Sample "Pathophysiologic Hypothesis"


Paul F. Shanley, M.D., Course Director

The Domino Principle [NEJM 335(5): 340, 1996]

Diagram (click to enlarge)

domino principle cmap diagram


Text

Interpretative summary

A woman fainted in the street on her way out of her doctor’s office just after she had gotten an intramuscular injection of a non-steroidal anti-inflammatory drug (diclofenac) for her chronic back pain. The underlying process was a systemic allergic reaction to the drug resulting in anaphylactic shock (IgE-mediated, “immediate type” immune hypersensitivity reaction). Systemic release of histamine and other inflammatory mediators from activated mast cells caused peripheral smooth muscle relaxation. The resulting decreased systemic vascular resistance leads to decreased effective circulating blood volume resulting in hypotension and decreased perfusion of the central nervous system, which was likely the proximate cause of her loss of consciousness.
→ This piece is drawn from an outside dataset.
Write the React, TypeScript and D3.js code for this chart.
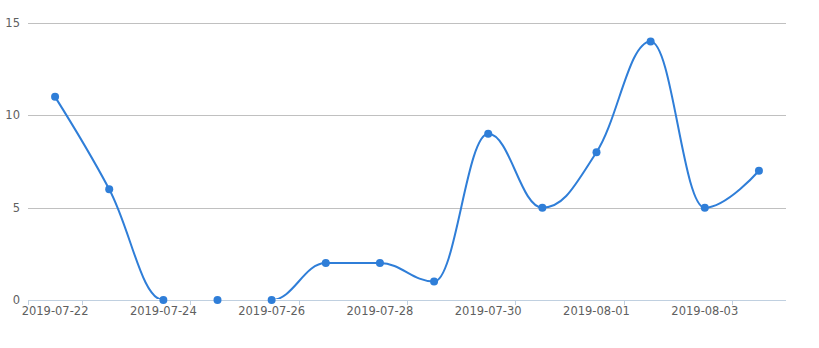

A complicating feature of the case is that the initial electrocardiogram on arrival at the emergency room suggested myocardial ischemia raising the possibility that the syncope was due to cardiogenic rather than anaphylactic shock. On the day following her hospitalization the patient did in fact develop chest pain, which was ultimately diagnosed as unstable angina resulting from significant coronary atherosclerosis. The coincidence of having the first symptoms of cardiac ischemia at the time of an anaphylactic reaction suggested that the allergic reaction itself caused instability of the long-standing, otherwise quiescent atherosclerotic plaque in the coronary arteries. An inflammatory reaction, triggered by mast cells within the plaque could have been responsible for this instability via histamine-mediated vasospasm (note that histamine effects on larger arteries is opposite that on microvessels) and/or plaque disruption with platelet aggregation and intermittent vascular occlusion.